The Guardian
Ben Child
Tuesday 11 November 2014 11.26 GMT
Reese Witherspoon’s Wild is among 17 of the 42 films being shown at the 24th Bath film festival to be given an F rating for their strong female leads, directors or screenwritersBath Film Festival goes wild with F-rating for feminists films
A British film festival has introduced an F rating designed to highlight movies which boast feminist credentials.
Holly Tarquini, producer of the Bath film festival, said the rating had been inspired by last year’s decision by four Swedish cinemas to reward films which passed the Bechdel test with an A rating. Invented by the US cartoonist Alison Bechdel in her 1985 comic strip Dykes to Watch Out For, the test asks if a movie features at least two women who talk to each other about something other than a man.

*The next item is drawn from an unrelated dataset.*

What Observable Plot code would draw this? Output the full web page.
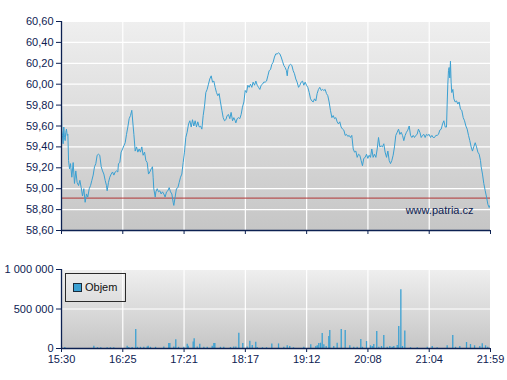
<!DOCTYPE html>
<html><head><meta charset="utf-8">
<script src="https://cdn.jsdelivr.net/npm/d3@7"></script>
<script src="https://cdn.jsdelivr.net/npm/@observablehq/plot@0.6"></script>
<style>
body{margin:0;background:#fff;font-family:Arial,"Liberation Sans",sans-serif;}
#wrap{position:relative;width:507px;height:380px;overflow:hidden;}
#topPanel{position:absolute;left:0;top:0;}
#bottomPanel{position:absolute;left:0;top:240px;}
#legend{position:absolute;left:65px;top:273px;width:61px;height:29px;border:1px solid #2a2a2a;box-sizing:border-box;}
#legend .sw{position:absolute;left:7px;top:9px;width:7px;height:7px;border:1px solid #1a2a3a;}
#legend .lb{position:absolute;left:19px;top:7px;font-size:11px;line-height:13px;color:#111;}
</style>
</head><body>
<div id="wrap"><div id="topPanel"></div><div id="bottomPanel"></div>
<div id="legend"><div class="sw"></div><div class="lb"></div></div></div>
<script>
// ---- data (minutes after 15:30) ----
const timeLabels = ["15:30","16:25","17:21","18:17","19:12","20:08","21:04","21:59"];
const priceTicks = [58.6,58.8,59.0,59.2,59.4,59.6,59.8,60.0,60.2,60.4,60.6];
const volumeTicks = [0, 500000, 1000000];
const prevClose = 58.91;
const seriesVolume = "Objem";
const watermark = "www.patria.cz";

const priceMin = [0,0.3,0.9,1.5,2.1,2.7,3.3,3.9,4.5,5.2,5.8,6.4,7.3,8.2,9.4,10.6,11.8,13.0,14.2,15.5,16.7,17.9,19.1,20.3,21.5,22.7,23.9,25.2,26.4,27.6,28.8,30.0,31.2,32.4,33.6,34.8,36.1,37.3,38.5,39.7,40.9,41.5,42.7,43.9,45.2,46.4,47.6,48.8,50.0,51.2,51.8,53.0,54.2,55.5,56.7,57.9,59.1,60.3,61.5,62.7,63.9,
65.2,65.8,67.0,68.2,69.4,70.6,71.8,73.0,74.2,75.5,76.7,77.9,79.1,80.3,81.5,82.7,83.3,83.9,85.2,85.8,87.0,88.2,89.4,90.6,91.8,93.0,94.2,95.5,96.7,97.9,99.1,100.3,101.5,102.1,103.3,104.5,105.8,107.0,108.2,109.4,110.6,111.8,113.0,114.2,115.5,116.7,117.9,119.1,120.3,121.5,122.7,123.9,125.2,126.4,127.6,128.8,130.0,
131.2,132.4,133.6,134.8,136.1,137.3,138.5,139.7,140.9,142.1,143.3,144.5,145.8,147.0,148.2,149.4,150.6,151.8,153.0,154.2,155.5,156.7,157.9,158.5,159.7,160.9,162.1,163.3,164.5,165.8,167.0,168.2,169.4,170.6,171.8,173.0,174.2,175.5,176.7,177.9,179.1,180.3,181.5,182.7,183.9,185.2,186.4,187.6,188.8,190.0,191.2,192.4,193.6,194.8,
196.1,197.3,198.5,199.7,200.9,202.1,203.3,204.5,205.2,205.8,207.0,208.2,209.4,210.6,211.8,213.0,214.2,215.5,216.7,217.9,219.1,220.3,221.5,222.7,223.9,225.2,226.4,227.6,228.8,230.0,231.2,232.4,233.6,234.8,236.1,237.3,238.5,239.7,240.9,242.1,243.3,244.5,245.8,247.0,248.2,249.4,250.6,251.8,253.0,254.2,255.5,256.7,257.9,259.1,260.3,
261.5,262.7,263.9,265.2,266.4,267.6,268.8,270.0,271.2,272.4,273.6,274.8,276.1,277.3,278.5,279.7,280.9,282.1,283.3,284.5,285.8,287.0,288.2,289.4,290.6,291.8,293.0,294.2,295.5,296.7,297.9,299.1,300.3,301.5,302.7,303.9,305.2,306.4,307.6,308.8,310.0,311.2,312.4,313.6,314.8,316.1,317.3,318.5,319.7,320.9,322.1,323.3,324.5,325.8,
327.0,328.2,329.4,330.6,331.8,333.0,334.2,335.5,336.7,337.9,339.1,340.3,341.5,342.7,343.9,345.2,346.4,347.6,348.8,350.0,350.6,351.2,351.8,352.4,353.0,353.6,354.2,354.8,355.8,356.7,357.9,359.1,360.3,361.5,362.7,363.9,365.2,366.4,367.6,368.8,370.0,371.2,372.4,373.6,374.8,376.1,377.3,378.5,379.7,380.9,381.5,382.7,383.9,385.2,386.4,387.6,388.8,389.7];
const price = [59.83,59.56,59.51,59.43,59.59,59.49,59.46,59.54,59.57,59.51,59.52,59.27,59.19,59.24,59.11,59.25,59.05,59.17,59.06,59.03,59.08,59.01,58.93,59.00,58.87,58.95,58.92,59.00,59.03,59.08,59.13,59.21,59.24,59.32,59.33,59.32,59.21,59.17,59.14,59.08,59.03,58.98,59.06,59.11,59.14,59.16,59.13,59.16,59.17,59.16,59.24,59.25,59.35,59.38,59.41,59.44,59.52,59.59,59.67,59.70,59.75,
59.59,59.52,59.36,59.40,59.35,59.38,59.35,59.40,59.32,59.35,59.27,59.25,59.14,59.16,59.19,59.21,59.11,59.00,58.92,58.97,59.00,58.97,58.98,58.95,58.97,58.95,58.92,58.97,58.98,59.01,58.97,58.95,58.87,58.84,58.92,59.00,59.01,59.06,59.11,59.14,59.25,59.35,59.49,59.54,59.62,59.65,59.59,59.66,59.60,59.65,59.59,59.64,59.59,59.60,59.57,59.70,59.79,
59.92,59.95,60.00,60.05,60.08,60.02,60.03,59.97,59.92,59.89,59.91,59.83,59.75,59.68,59.65,59.66,59.70,59.71,59.67,59.73,59.65,59.68,59.65,59.63,59.67,59.68,59.67,59.71,59.78,59.83,59.94,59.92,59.99,59.97,60.00,59.97,60.02,59.99,60.03,59.99,59.97,59.95,59.99,60.00,60.02,60.02,60.03,60.08,60.13,60.14,60.19,60.21,60.26,60.29,
60.29,60.30,60.29,60.26,60.22,60.18,60.16,60.13,60.08,60.14,60.18,60.19,60.18,60.13,60.10,60.05,60.02,59.97,59.99,60.02,60.03,59.99,60.02,59.99,59.97,59.92,59.86,59.84,59.83,59.86,59.84,59.91,59.95,59.97,59.94,59.95,59.94,59.95,59.91,59.89,59.83,59.75,59.68,59.70,59.67,59.68,59.64,59.62,59.64,59.59,59.57,59.56,59.51,59.52,59.50,
59.51,59.49,59.51,59.38,59.35,59.36,59.30,59.33,59.32,59.27,59.22,59.29,59.30,59.33,59.29,59.32,59.30,59.38,59.30,59.33,59.30,59.38,59.49,59.40,59.41,59.40,59.43,59.35,59.30,59.36,59.27,59.24,59.27,59.32,59.40,59.51,59.54,59.57,59.52,59.54,59.51,59.46,59.51,59.54,59.56,59.60,59.51,59.49,59.51,59.49,59.51,59.52,59.57,59.54,
59.49,59.51,59.52,59.49,59.52,59.51,59.52,59.49,59.51,59.49,59.49,59.51,59.51,59.52,59.56,59.57,59.62,59.65,59.59,59.59,59.81,60.00,60.13,60.16,60.06,60.22,60.02,59.92,59.95,59.86,59.83,59.84,59.81,59.83,59.76,59.75,59.68,59.65,59.60,59.57,59.51,59.46,59.40,59.36,59.40,59.44,59.40,59.35,59.33,59.27,59.21,59.14,59.05,58.98,58.92,58.85,58.82,58.84];

const volMin = [3.0,29.4,32.7,35.7,41.5,44.5,47.5,59.7,61.2,64.2,67.5,69.1,71.8,74.8,77.9,78.8,80.9,85.5,93.0,97.5,98.5,102.1,103.9,106.4,111.2,114.3,115.2,119.7,120.6,123.4,125.7,129.4,132.5,137.0,138.5,139.4,144.5,147.5,153.6,156.6,158.5,161.2,164.8,168.8,171.2,173.4,176.6,177.9,182.7,186.4,191.2,197.3,202.1,205.2,207.5,210.9,220.3,226.6,231.2,232.5,233.9,235.5,237.0,238.5,240.6,243.0,243.9,247.5,250.6,254.3,257.9,262.1,265.7,268.8,272.1,273.6,277.3,280.9,282.5,283.9,286.6,288.5,290.9,293.0,296.1,298.5,300.6,302.1,305.2,306.6,308.5,310.0,312.1,317.3,323.4,332.5,337.0,341.5,350.6,355.7,358.2,362.1,368.2,371.8,375.5,380.3,382.5,385.5,387.5];
const volume = [12000,29000,10000,10000,10000,10000,10000,29000,12000,12000,242000,15000,15000,15000,20000,29000,15000,15000,20000,62000,62000,20000,112000,15000,15000,54000,29000,83000,125000,20000,54000,15000,15000,29000,62000,62000,15000,15000,12000,20000,20000,192000,62000,20000,92000,38000,79000,12000,10000,10000,58000,58000,15000,34000,25000,10000,15000,46000,25000,34000,63000,67000,189000,46000,25000,151000,227000,25000,67000,239000,227000,34000,15000,15000,113000,15000,88000,34000,25000,50000,214000,15000,25000,164000,15000,25000,15000,25000,38000,277000,744000,25000,223000,10000,10000,15000,25000,10000,34000,164000,15000,25000,76000,50000,34000,25000,59000,34000,15000];

// ---- shared styling ----
const navy = "#0d2152";
const lineColor = "#3aa0d2";
const xDomain = [0, 390];
const xTicks = timeLabels.map((_, i) => i * 390 / 7);
const xFmt = (d) => timeLabels[xTicks.indexOf(d)];
const font = {fontFamily: 'Arial, "Liberation Sans", sans-serif', fontSize: "11px", color: navy, background: "transparent", overflow: "visible"};

function gradientBg(id) {
  return (index, scales, values, dims) => {
    const g = d3.create("svg:g");
    const lg = g.append("defs").append("linearGradient").attr("id", id)
      .attr("x1", 0).attr("y1", 0).attr("x2", 0).attr("y2", 1);
    lg.append("stop").attr("offset", "0%").attr("stop-color", "#efefef");
    lg.append("stop").attr("offset", "100%").attr("stop-color", "#c6c6c6");
    g.append("rect")
      .attr("x", dims.marginLeft).attr("y", dims.marginTop)
      .attr("width", dims.width - dims.marginLeft - dims.marginRight)
      .attr("height", dims.height - dims.marginTop - dims.marginBottom)
      .attr("fill", `url(#${id})`);
    return g.node();
  };
}

const priceData = priceMin.map((m, i) => ({m, p: price[i]}));
const volData = volMin.map((m, i) => ({m, v: volume[i]}));
const innerX = xTicks.slice(1, -1);

const topChart = Plot.plot({
  width: 507, height: 240,
  marginLeft: 61, marginRight: 17, marginTop: 21, marginBottom: 10,
  style: font,
  x: {domain: xDomain, axis: null, label: null},
  y: {domain: [58.6, 60.6], axis: null, label: null},
  marks: [
    gradientBg("gTop"),
    Plot.ruleY(priceTicks.slice(1), {stroke: "#ffffff", strokeWidth: 1.2}),
    Plot.ruleX(innerX, {stroke: "#ffffff", strokeWidth: 1.2}),
    Plot.ruleY([prevClose], {stroke: "#b03535", strokeWidth: 1}),
    Plot.line(priceData, {x: "m", y: "p", stroke: lineColor, strokeWidth: 1, clip: true}),
    Plot.text([watermark], {frameAnchor: "bottom-right", dx: -17, dy: -17, fill: navy, fontSize: 11, textAnchor: "end"}),
    Plot.axisY({ticks: priceTicks, label: null, tickFormat: d => d.toFixed(2).replace(".", ","), tickSize: 5, tickPadding: 3, stroke: navy, fill: navy}),
    Plot.axisX({ticks: xTicks, label: null, tickFormat: () => "", tickSize: 4, tickPadding: 0, stroke: navy}),
    Plot.ruleX([0], {stroke: navy, strokeWidth: 1.3}),
    Plot.ruleY([58.6], {stroke: navy, strokeWidth: 1.3})
  ]
});
document.getElementById("topPanel").appendChild(topChart);

const bottomChart = Plot.plot({
  width: 507, height: 140,
  marginLeft: 61, marginRight: 17, marginTop: 29, marginBottom: 32,
  style: font,
  x: {domain: xDomain, axis: null, label: null},
  y: {domain: [0, 1000000], axis: null, label: null},
  marks: [
    gradientBg("gBot"),
    Plot.ruleY(volumeTicks.slice(1), {stroke: "#ffffff", strokeWidth: 1.2}),
    Plot.ruleX(innerX, {stroke: "#ffffff", strokeWidth: 1.2}),
    Plot.ruleX(volData, {x: "m", y1: 0, y2: "v", stroke: lineColor, strokeWidth: 1.3}),
    Plot.axisY({ticks: volumeTicks, label: null, tickFormat: d => d3.format(",")(d).replace(/,/g, " "), tickSize: 5, tickPadding: 3, stroke: navy, fill: navy}),
    Plot.axisX({ticks: xTicks, label: null, tickFormat: xFmt, tickSize: 4, tickPadding: 3, stroke: navy, fill: navy}),
    Plot.ruleX([0], {stroke: navy, strokeWidth: 1.3}),
    Plot.ruleY([0], {stroke: navy, strokeWidth: 1.3})
  ]
});
document.getElementById("bottomPanel").appendChild(bottomChart);

document.querySelector("#legend .sw").style.background = lineColor;
document.querySelector("#legend .lb").textContent = seriesVolume;
</script>
</body></html>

“When we looked into it more, there were lots of films that didn’t pass [the Bechdel test] but should because they have amazingly strong female protagonists,” Tarquini told the Independent. “So Gravity, for example, doesn’t pass it because Sandra Bullock doesn’t talk to any other women, and yet she’s clearly an amazing female lead. We wanted to take it a step further and highlight films which either had a senior figure in production who was female – a director or a screenwriter – or had very strong female leads or women’s issues.”
Seventeen of the 42 films being shown at the 24th Bath film festival, which opens on 13 November, will receive the F rating. They include the first world war period drama Testament of Youth, based on Vera Brittain’s memoir, and director Jean-Marc Vallée’s true-life tale Wild, starring Reese Witherspoon as a woman who hikes more than 1,000 miles to come to terms with the death of her mother.
A report in March found Hollywood still marginalises women on screen to just 30% of speaking roles, despite the remarkable box-office success of films focused on female stars – such as Gravity, the Hunger Games saga and animated hit Frozen – in recent years. In May, a separate study found women filled just 26% of key behind-the-scenes roles – directors, producers, executive producers, writers, editors and cinematographers – in feature-length films shown at leading film festivals over the previous year.